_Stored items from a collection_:
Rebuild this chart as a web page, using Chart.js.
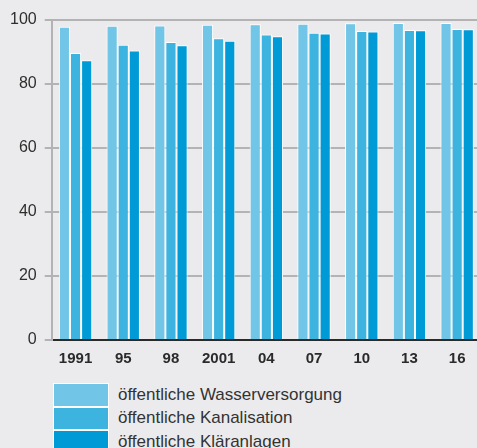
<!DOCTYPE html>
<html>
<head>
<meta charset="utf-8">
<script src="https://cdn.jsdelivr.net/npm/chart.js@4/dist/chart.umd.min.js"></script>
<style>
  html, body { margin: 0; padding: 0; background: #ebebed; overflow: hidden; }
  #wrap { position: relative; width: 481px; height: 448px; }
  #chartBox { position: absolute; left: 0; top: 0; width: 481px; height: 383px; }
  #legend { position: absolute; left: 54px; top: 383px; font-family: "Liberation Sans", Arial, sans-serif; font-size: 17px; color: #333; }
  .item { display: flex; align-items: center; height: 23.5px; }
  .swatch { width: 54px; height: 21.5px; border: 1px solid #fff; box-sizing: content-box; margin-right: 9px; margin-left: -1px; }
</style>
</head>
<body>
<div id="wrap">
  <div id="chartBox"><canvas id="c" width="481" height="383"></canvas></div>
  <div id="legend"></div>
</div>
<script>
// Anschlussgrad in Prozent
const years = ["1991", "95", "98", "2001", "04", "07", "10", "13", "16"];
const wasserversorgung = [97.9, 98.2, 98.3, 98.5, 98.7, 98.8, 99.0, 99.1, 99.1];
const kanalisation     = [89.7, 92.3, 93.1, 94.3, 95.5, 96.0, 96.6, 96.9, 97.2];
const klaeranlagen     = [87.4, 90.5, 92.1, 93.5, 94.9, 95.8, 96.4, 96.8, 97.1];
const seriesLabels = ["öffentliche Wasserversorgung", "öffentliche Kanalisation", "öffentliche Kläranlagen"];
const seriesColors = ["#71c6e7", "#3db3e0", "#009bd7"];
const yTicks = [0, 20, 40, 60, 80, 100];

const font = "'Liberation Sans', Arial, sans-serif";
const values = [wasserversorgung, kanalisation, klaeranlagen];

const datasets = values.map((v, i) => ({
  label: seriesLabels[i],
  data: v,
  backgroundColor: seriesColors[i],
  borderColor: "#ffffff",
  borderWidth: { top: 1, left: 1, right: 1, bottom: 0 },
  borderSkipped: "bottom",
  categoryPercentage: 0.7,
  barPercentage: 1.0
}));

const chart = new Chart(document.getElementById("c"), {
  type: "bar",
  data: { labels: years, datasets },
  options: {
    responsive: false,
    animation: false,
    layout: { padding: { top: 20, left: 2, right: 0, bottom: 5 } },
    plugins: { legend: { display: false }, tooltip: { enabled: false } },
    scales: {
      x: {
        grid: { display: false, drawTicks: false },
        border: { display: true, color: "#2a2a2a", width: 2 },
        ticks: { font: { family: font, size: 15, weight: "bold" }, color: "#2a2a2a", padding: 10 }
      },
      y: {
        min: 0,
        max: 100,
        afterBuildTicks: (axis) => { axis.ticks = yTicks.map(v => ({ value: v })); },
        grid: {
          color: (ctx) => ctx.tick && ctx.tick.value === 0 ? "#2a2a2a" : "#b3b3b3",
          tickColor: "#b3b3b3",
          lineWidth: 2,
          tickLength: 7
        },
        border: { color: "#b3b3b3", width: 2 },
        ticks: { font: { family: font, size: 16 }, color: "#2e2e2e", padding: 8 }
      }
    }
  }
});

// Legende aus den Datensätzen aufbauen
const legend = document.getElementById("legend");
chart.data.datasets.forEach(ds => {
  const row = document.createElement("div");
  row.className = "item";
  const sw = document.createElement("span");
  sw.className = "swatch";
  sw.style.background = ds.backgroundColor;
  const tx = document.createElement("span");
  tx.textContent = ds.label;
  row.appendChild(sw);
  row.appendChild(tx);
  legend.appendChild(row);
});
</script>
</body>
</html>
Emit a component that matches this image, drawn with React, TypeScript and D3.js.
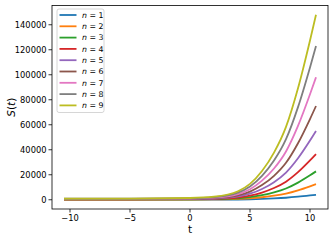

_TASK DIRECTIONS_: Keep only those lines of the records that hold "this", and return them.

_FULL SOLUTION_:
Rebuild this chart as a web page, using Chart.js.
Emit a component that matches this image, drawn with React, TypeScript and D3.js.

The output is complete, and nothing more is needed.